**Task directions:** Copy the listing below line for line, starting at its first line and ending with the line that has "0.014, 0.012, 0.01];" in it. Add nothing.

***** Recorded data *****

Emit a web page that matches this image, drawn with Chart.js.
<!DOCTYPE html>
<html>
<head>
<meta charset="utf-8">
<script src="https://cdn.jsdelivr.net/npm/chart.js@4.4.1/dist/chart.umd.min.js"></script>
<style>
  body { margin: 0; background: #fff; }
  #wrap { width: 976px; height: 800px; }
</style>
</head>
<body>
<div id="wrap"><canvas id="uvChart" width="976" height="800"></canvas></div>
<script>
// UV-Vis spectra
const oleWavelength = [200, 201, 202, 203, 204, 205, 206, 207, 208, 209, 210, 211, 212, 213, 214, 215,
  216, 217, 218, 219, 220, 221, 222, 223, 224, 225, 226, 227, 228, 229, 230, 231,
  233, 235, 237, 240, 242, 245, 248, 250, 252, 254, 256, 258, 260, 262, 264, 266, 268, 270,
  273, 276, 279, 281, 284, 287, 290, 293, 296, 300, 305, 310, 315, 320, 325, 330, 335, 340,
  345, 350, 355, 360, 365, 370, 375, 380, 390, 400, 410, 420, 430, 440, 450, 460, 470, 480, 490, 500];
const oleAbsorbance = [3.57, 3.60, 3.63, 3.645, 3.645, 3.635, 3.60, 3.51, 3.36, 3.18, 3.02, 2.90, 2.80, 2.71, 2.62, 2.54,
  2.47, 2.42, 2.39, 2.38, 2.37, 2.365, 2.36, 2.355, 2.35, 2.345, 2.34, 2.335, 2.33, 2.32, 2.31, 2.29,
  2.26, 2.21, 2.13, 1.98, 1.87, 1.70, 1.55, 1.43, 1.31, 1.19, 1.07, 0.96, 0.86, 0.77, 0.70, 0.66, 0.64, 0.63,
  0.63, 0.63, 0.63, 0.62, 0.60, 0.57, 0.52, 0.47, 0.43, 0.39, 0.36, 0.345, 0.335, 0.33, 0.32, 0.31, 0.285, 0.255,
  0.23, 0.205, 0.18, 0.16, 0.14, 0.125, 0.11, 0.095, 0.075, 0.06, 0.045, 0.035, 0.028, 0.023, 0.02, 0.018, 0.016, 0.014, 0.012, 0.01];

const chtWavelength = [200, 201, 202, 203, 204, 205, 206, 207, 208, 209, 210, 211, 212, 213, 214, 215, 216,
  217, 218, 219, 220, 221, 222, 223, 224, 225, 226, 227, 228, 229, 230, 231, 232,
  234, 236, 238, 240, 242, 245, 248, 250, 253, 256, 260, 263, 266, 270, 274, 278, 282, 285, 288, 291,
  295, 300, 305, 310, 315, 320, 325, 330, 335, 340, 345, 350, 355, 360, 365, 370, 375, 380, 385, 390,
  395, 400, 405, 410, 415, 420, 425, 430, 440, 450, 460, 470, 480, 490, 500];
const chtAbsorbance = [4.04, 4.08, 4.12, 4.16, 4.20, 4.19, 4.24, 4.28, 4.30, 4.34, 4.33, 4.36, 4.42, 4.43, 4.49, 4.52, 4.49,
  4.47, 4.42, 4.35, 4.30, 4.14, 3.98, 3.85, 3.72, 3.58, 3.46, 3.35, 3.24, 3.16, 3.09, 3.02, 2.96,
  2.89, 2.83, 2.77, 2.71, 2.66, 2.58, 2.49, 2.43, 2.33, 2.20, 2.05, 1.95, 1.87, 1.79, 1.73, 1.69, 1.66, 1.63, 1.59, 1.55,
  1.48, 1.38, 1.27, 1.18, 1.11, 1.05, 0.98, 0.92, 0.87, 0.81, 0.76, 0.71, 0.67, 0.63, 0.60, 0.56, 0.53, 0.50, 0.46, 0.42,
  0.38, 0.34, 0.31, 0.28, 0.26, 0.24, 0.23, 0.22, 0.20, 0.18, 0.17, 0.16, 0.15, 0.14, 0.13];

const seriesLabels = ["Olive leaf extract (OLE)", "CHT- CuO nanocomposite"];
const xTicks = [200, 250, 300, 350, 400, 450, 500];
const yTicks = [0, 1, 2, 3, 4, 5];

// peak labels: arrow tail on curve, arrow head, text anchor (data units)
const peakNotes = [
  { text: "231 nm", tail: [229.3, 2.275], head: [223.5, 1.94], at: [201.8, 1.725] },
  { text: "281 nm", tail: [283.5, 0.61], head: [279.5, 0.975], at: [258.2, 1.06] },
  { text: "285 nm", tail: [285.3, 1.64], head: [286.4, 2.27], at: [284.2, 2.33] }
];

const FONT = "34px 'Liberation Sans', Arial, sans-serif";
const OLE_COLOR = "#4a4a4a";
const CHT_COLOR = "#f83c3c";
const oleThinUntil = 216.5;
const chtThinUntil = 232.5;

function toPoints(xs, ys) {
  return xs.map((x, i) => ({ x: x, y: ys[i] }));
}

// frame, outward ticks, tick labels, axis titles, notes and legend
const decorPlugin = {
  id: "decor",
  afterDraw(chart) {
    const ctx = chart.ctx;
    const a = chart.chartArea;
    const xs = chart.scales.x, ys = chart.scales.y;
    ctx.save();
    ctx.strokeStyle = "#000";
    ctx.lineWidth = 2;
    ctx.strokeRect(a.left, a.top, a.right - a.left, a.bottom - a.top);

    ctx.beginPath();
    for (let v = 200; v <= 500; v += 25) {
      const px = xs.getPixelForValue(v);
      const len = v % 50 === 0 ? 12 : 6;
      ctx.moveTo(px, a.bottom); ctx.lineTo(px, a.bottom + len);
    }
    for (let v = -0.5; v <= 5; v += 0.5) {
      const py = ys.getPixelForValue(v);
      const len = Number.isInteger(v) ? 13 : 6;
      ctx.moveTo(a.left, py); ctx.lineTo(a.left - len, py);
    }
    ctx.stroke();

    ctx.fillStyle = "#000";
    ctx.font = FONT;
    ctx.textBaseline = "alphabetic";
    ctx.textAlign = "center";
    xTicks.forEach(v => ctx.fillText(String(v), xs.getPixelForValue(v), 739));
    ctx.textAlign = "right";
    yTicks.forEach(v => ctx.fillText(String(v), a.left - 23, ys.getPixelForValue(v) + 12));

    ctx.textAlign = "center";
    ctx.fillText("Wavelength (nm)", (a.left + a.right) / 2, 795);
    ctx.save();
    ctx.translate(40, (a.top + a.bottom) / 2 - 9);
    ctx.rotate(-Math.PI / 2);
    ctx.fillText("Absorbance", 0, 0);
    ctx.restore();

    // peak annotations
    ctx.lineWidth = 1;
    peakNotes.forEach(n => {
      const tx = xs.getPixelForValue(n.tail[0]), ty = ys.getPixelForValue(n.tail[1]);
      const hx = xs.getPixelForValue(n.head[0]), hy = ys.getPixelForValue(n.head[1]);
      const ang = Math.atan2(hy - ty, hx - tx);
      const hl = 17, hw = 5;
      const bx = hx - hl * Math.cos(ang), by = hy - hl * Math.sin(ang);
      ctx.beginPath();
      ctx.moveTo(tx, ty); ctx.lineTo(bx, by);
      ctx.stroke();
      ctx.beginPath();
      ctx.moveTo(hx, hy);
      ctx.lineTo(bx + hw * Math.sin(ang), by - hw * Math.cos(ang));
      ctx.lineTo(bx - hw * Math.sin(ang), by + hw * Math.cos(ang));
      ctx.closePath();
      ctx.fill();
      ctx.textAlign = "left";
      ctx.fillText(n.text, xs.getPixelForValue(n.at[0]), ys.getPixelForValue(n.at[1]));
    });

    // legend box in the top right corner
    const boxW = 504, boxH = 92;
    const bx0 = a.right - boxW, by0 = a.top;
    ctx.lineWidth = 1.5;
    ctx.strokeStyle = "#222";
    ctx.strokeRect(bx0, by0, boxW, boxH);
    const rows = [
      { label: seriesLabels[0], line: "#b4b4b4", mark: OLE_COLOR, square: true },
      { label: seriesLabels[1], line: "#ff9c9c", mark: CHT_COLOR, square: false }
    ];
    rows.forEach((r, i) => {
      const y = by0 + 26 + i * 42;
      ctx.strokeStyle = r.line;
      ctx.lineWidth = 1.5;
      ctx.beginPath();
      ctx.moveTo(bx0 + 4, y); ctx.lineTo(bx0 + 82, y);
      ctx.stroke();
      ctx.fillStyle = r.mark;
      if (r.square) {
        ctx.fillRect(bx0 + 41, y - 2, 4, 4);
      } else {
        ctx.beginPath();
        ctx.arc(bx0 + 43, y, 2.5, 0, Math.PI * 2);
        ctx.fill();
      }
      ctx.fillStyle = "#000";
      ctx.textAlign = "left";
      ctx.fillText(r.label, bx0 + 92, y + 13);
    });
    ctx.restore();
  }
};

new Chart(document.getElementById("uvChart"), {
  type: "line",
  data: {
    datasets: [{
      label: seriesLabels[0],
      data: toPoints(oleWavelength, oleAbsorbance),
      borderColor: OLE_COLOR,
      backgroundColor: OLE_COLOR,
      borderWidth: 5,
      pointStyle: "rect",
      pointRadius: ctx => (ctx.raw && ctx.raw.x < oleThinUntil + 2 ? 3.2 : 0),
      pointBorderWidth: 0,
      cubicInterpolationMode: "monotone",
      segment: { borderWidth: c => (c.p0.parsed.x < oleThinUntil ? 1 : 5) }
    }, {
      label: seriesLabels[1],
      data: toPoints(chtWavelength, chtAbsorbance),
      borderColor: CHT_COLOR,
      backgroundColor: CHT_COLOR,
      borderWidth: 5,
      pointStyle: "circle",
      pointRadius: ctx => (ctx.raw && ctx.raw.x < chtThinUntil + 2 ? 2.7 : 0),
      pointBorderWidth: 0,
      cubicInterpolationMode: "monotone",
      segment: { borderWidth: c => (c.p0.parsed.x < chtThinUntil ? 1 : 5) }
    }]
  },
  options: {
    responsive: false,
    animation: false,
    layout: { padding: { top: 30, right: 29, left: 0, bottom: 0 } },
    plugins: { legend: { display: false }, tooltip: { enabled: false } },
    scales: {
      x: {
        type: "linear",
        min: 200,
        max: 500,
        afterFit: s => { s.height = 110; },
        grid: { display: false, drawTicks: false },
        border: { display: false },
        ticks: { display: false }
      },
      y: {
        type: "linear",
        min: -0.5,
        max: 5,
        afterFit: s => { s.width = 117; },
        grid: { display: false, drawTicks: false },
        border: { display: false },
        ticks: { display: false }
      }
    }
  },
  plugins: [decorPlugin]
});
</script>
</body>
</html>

*****

**Full output:**
Emit a web page that matches this image, drawn with Chart.js.
<!DOCTYPE html>
<html>
<head>
<meta charset="utf-8">
<script src="https://cdn.jsdelivr.net/npm/chart.js@4.4.1/dist/chart.umd.min.js"></script>
<style>
  body { margin: 0; background: #fff; }
  #wrap { width: 976px; height: 800px; }
</style>
</head>
<body>
<div id="wrap"><canvas id="uvChart" width="976" height="800"></canvas></div>
<script>
// UV-Vis spectra
const oleWavelength = [200, 201, 202, 203, 204, 205, 206, 207, 208, 209, 210, 211, 212, 213, 214, 215,
  216, 217, 218, 219, 220, 221, 222, 223, 224, 225, 226, 227, 228, 229, 230, 231,
  233, 235, 237, 240, 242, 245, 248, 250, 252, 254, 256, 258, 260, 262, 264, 266, 268, 270,
  273, 276, 279, 281, 284, 287, 290, 293, 296, 300, 305, 310, 315, 320, 325, 330, 335, 340,
  345, 350, 355, 360, 365, 370, 375, 380, 390, 400, 410, 420, 430, 440, 450, 460, 470, 480, 490, 500];
const oleAbsorbance = [3.57, 3.60, 3.63, 3.645, 3.645, 3.635, 3.60, 3.51, 3.36, 3.18, 3.02, 2.90, 2.80, 2.71, 2.62, 2.54,
  2.47, 2.42, 2.39, 2.38, 2.37, 2.365, 2.36, 2.355, 2.35, 2.345, 2.34, 2.335, 2.33, 2.32, 2.31, 2.29,
  2.26, 2.21, 2.13, 1.98, 1.87, 1.70, 1.55, 1.43, 1.31, 1.19, 1.07, 0.96, 0.86, 0.77, 0.70, 0.66, 0.64, 0.63,
  0.63, 0.63, 0.63, 0.62, 0.60, 0.57, 0.52, 0.47, 0.43, 0.39, 0.36, 0.345, 0.335, 0.33, 0.32, 0.31, 0.285, 0.255,
  0.23, 0.205, 0.18, 0.16, 0.14, 0.125, 0.11, 0.095, 0.075, 0.06, 0.045, 0.035, 0.028, 0.023, 0.02, 0.018, 0.016, 0.014, 0.012, 0.01];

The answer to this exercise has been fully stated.